Fossils preserved by ‘Pompeii-style’ volcanic action
A TREASURE trove of dinosaur and other fossils in northeast China was created, Pompeii-style, by a volcanic eruption, scientists said yesterday.
A seam of rock known as the Yixian and Jiufotang formations, in the west of Liaoning Province, is the burial ground of an astonishing array of creatures that lived 120 million years ago in the Early Cretaceous period.
Called the Jehol Biota, it is the richest and widest source of fossils ever found, according to experts.
It has yielded the remains of dinosaurs, pterosaurs, early birds and mammals, as well as turtles, lizards, fish, frogs, plants and insects, which inhabited a long-gone vista of lakes and conifer forests.
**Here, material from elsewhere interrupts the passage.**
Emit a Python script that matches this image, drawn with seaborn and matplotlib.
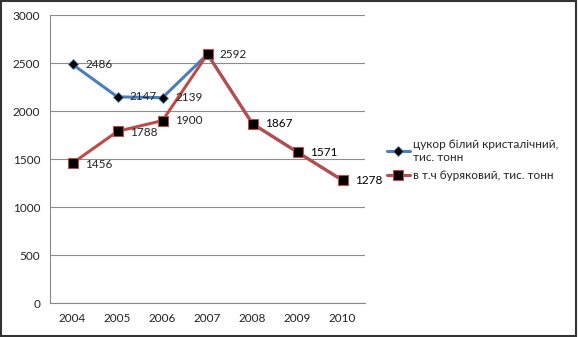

Many of the specimens are astonishingly well preserved, revealing even scales, feathers, hair or skin.
The secret of the preservation, according to a study led by Jiang Baoyu of Nanjing University in eastern Jiangsu Province, lies in a brutal volcanic episode that extinguished life all around and then buried it in dust, locking it away.
Jiang’s team looked closely at 14 bird and dinosaur fossils and the thin layer of darkish sediment in which they were found at five locations.
The big killer, they believe, was pyroclastic flow — a vicious outpouring of hot, suffocating gas and superfine dust, moving at gale-force speed.
Under the microscope, debris from plants showed blackened carbon streaks, and in the fossilized skeletons, hollow bones were filled with quartz grains.
But the biggest indicator of all came from crisscrossed cracks at the bone edges, caused by heat stress.
This phenomenon was found in the bones of victims at Pompeii, the Roman town that was buried by an eruption of Vesuvius in 79 AD, the authors said.
Previous researchers noted that the Jehol Biota sediment was volcanic.
But suspicions that an eruption was to blame lacked hard evidence until now.
“Terrestrial vertebrate carcasses transported by and sealed within the pyroclastic flows were clearly preserved as exceptional fossils,” said the paper, published in Nature Communications.